After finishing my lunch, and it appearing no different, like so many mysteries, I got used to it. I assumed it was harmless, and paid it no more attention.

Recently, all these years later, during a shamanic journey, which is for me entering a slightly dreamlike state of consciousness which can help me deal with my current illness, I was taken quite unexpectedly to this wavering flame of air.

When I want to know something during a shamanic journey, I ask a question just to the front of my left ear, and I always get an answer, usually crisply and without the slightest hesitation. The criteria I judge its responses by are 1) does it give insight into the matter, and 2) (a bonus) is it unexpected. In other words, am I making this up myself?

I asked what this flame of air was.

“It’s a boundary spirit.”

Well, that was unexpected, to say the least.
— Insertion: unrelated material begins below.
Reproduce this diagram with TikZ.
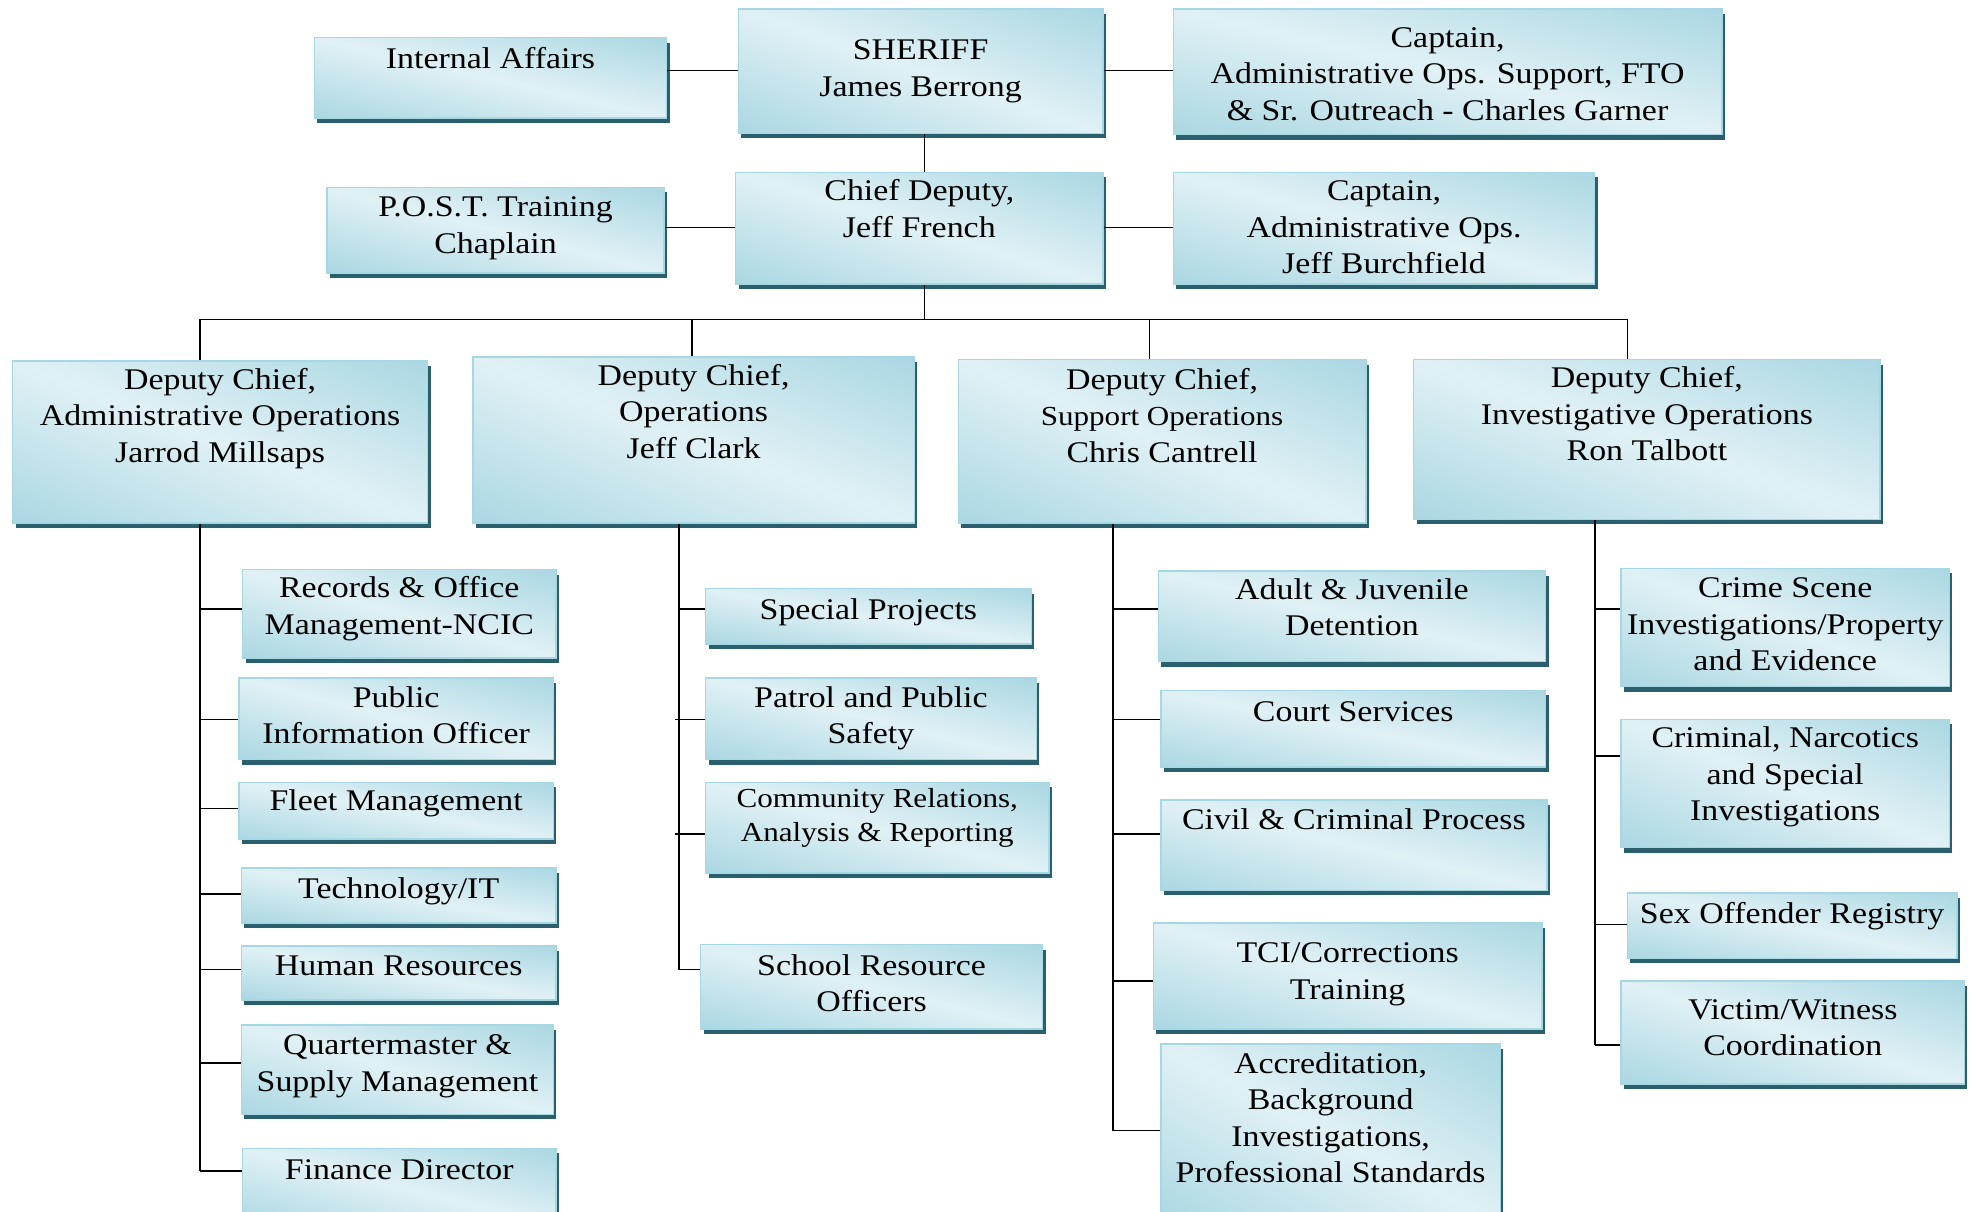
\documentclass[tikz,border=0pt]{standalone}
\usepackage{fontspec}
\setmainfont{Liberation Serif}[FakeStretch=1.13]
\usetikzlibrary{shadows}
\definecolor{bedge}{HTML}{A6D8E4}
\definecolor{shcol}{HTML}{2A5F6D}
\pgfdeclarefunctionalshading{diagband}{\pgfpoint{-50bp}{-50bp}}{\pgfpoint{50bp}{50bp}}{}{
  add abs 100 div 1.35 mul dup 1 gt {pop 1} if
  dup -0.315 mul 0.880 add exch
  dup -0.150 mul 0.945 add exch
  -0.110 mul 0.962 add
}
\tikzset{
 obox/.style={rectangle, inner sep=0pt, draw=bedge, line width=1.5pt,
   shade, shading=diagband, shading angle=0,
   drop shadow={shadow xshift=3pt, shadow yshift=-5pt, fill=shcol, draw=none, opacity=1}},
 otext/.style={inner sep=0pt, align=center, text=black},
 conn/.style={line width=1.6pt, black},
 big/.style={font=\fontsize{30}{36.5}\selectfont},
 small/.style={font=\fontsize{27.5}{34}\selectfont},
}
\newcommand\ob[8]{%
 \node[obox, minimum width={1.2577pt*(#4-#2)}, minimum height={1.2577pt*(#5-#3)}] (#1) at ({(#2+#4)/2},{(#3+#5)/2}) {};
 \node[otext, #7, anchor=north] (#1t) at ({(#2+#4)/2},{#6-13}) {\strut #8};}
\newcommand\br[3]{\draw[conn] (#1,#3) -- (#2.west |- 0,#3);}
\begin{document}
\begin{tikzpicture}[x=1.2577pt,y=-1.2577pt]
\useasboundingbox (0,0) rectangle (1568,963);
% top level
\ob{ia}{250}{30}{530}{94}{47}{big}{Internal Affairs}
\ob{sh}{587}{7}{877}{106}{40}{big}{SHERIFF\\James Berrong}
\ob{capa}{933}{7}{1369}{107}{30}{big}{Captain,\\Administrative Ops. Support, FTO\\\& Sr. Outreach - Charles Garner}
\ob{post}{260}{149}{528}{217}{165}{big}{P.O.S.T. Training\\Chaplain}
\ob{cd}{585}{137}{877}{226}{152}{big}{Chief Deputy,\\Jeff French}
\ob{capb}{933}{137}{1268}{226}{152}{big}{Captain,\\Administrative Ops.\\Jeff Burchfield}
% deputy chiefs
\ob{dca}{10}{287}{340}{416}{302}{big}{Deputy Chief,\\Administrative Operations\\Jarrod Millsaps}
\ob{dco}{376}{284}{727}{416}{299}{big}{Deputy Chief,\\Operations\\Jeff Clark}
\ob{dcs}{762}{286}{1086}{416}{302}{big}{Deputy Chief,\\{\fontsize{27.5}{34}\selectfont Support Operations}\\Chris Cantrell}
\ob{dci}{1124}{286}{1495}{413}{301}{big}{Deputy Chief,\\Investigative Operations\\Ron Talbott}
% admin column
\ob{rec}{193}{453}{442}{523}{468}{big}{Records \& Office\\Management-NCIC}
\ob{pio}{190}{539}{440}{604}{555}{big}{Public\\Information Officer}
\ob{fleet}{190}{622}{440}{667}{637}{big}{Fleet Management}
\ob{tech}{192}{690}{442}{734}{707}{big}{Technology/IT}
\ob{hr}{192}{752}{442}{795}{768}{big}{Human Resources}
\ob{qm}{192}{815}{440}{886}{831}{big}{Quartermaster \&\\Supply Management}
\ob{fin}{193}{913}{442}{975}{930}{big}{Finance Director}
% operations column
\ob{sp}{561}{468}{820}{512}{485}{big}{Special Projects}
\ob{pps}{561}{539}{824}{604}{555}{big}{Patrol and Public\\Safety}
\ob{crr}{561}{622}{834}{694}{636}{small}{Community Relations,\\Analysis \& Reporting}
\ob{sro}{557}{751}{829}{818}{768}{big}{School Resource\\Officers}
% support column
\ob{ajd}{921}{454}{1229}{526}{469}{big}{Adult \& Juvenile\\Detention}
\ob{cs}{923}{549}{1229}{610}{566}{big}{Court Services}
\ob{ccp}{923}{636}{1230}{708}{652}{big}{Civil \& Criminal Process}
\ob{tci}{917}{734}{1226}{818}{758}{big}{TCI/Corrections\\Training}
\ob{acc}{923}{830}{1193}{975}{846}{big}{Accreditation,\\Background\\Investigations,\\Professional Standards}
% investigative column
\ob{csi}{1289}{452}{1550}{546}{468}{big}{Crime Scene\\Investigations/Property\\and Evidence}
\ob{cns}{1289}{572}{1550}{674}{587}{big}{Criminal, Narcotics\\and Special\\Investigations}
\ob{sor}{1294}{710}{1556}{762}{727}{big}{Sex Offender Registry}
\ob{vwc}{1289}{780}{1562}{862}{803}{big}{Victim/Witness\\Coordination}
% connectors top
\draw[conn] (ia.east |- 0,56) -- (sh.west |- 0,56);
\draw[conn] (sh.east |- 0,56) -- (capa.west |- 0,56);
\draw[conn] (post.east |- 0,181) -- (cd.west |- 0,181);
\draw[conn] (cd.east |- 0,181) -- (capb.west |- 0,181);
\draw[conn] (sh.south -| 735,0) -- (cd.north -| 735,0);
\coordinate (bus) at (735,254);
\draw[conn] (cd.south -| 735,0) -- (bus);
\draw[conn] (dca.north -| 159,0) -- (159,254) -- (1294,254) -- (dci.north -| 1294,0);
\draw[conn] (550,254) -- (dco.north -| 550,0);
\draw[conn] (914,254) -- (dcs.north -| 914,0);
% trunks
\draw[conn] (dca.south -| 159,0) -- (159,931);
\draw[conn] (dco.south -| 540,0) -- (540,771);
\draw[conn] (dcs.south -| 885,0) -- (885,899);
\draw[conn] (dci.south -| 1268,0) -- (1268,831);
% branches
\br{159}{rec}{484} \br{159}{pio}{572} \br{159}{fleet}{643} \br{159}{tech}{711}
\br{159}{hr}{771} \br{159}{qm}{845} \br{159}{fin}{931}
\br{540}{sp}{484} \br{537}{pps}{572} \br{537}{crr}{663} \br{540}{sro}{771}
\br{885}{ajd}{484} \br{885}{cs}{572} \br{885}{ccp}{663} \br{885}{tci}{780} \br{885}{acc}{899}
\br{1268}{csi}{484} \br{1268}{cns}{601} \br{1268}{sor}{735} \br{1268}{vwc}{831}
\end{tikzpicture}
\end{document}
I know now, what I did not know on this first visit to the Coal Mine Canyon area, that the boundary between the Navajo and Hopi lands here was a longstanding and ongoing dispute. So this answer made a strange sense. Not that I’d ever heard of a “boundary spirit.”

So I asked, “Oh, you mean so that the Hopi and Navajo don’t get in each others’ hair, out here?”

“No. You misunderstand me. The boundary spirit is here to diffuse the negative energy here, so that there will be no need for a boundary.”

For what it’s worth.

I also picked up on my own that the boundary spirit indeed has a kind of sentience, rather like the sentience imputed to be in certain crystals.



  1. Bruce, this is very haunting and I’ve thought about it a lot. There’s a jolt of recognition for me like I’ve seen one of these before too. Don’t know where or when, but I’ve seen one. Well, I’ve had some pretty hard dealings with these same things.

    At any rate beautiful writing, all three of these posts. They are the right length for my attention span. I’d like to read more.

    The Shamanic journey stuff sounds interesting. Martha Beck is doing work in that stuff too. Her latest book talks about it as does her blog. She’s fun to read on Facebook too. I hope you write more about that too. And hope you’re feeling better.

    One of these days I’ll start my blog, which will be far less magical I think. More about horses and land and how my wounded sense of inheritance was healed by Bruce’s mom.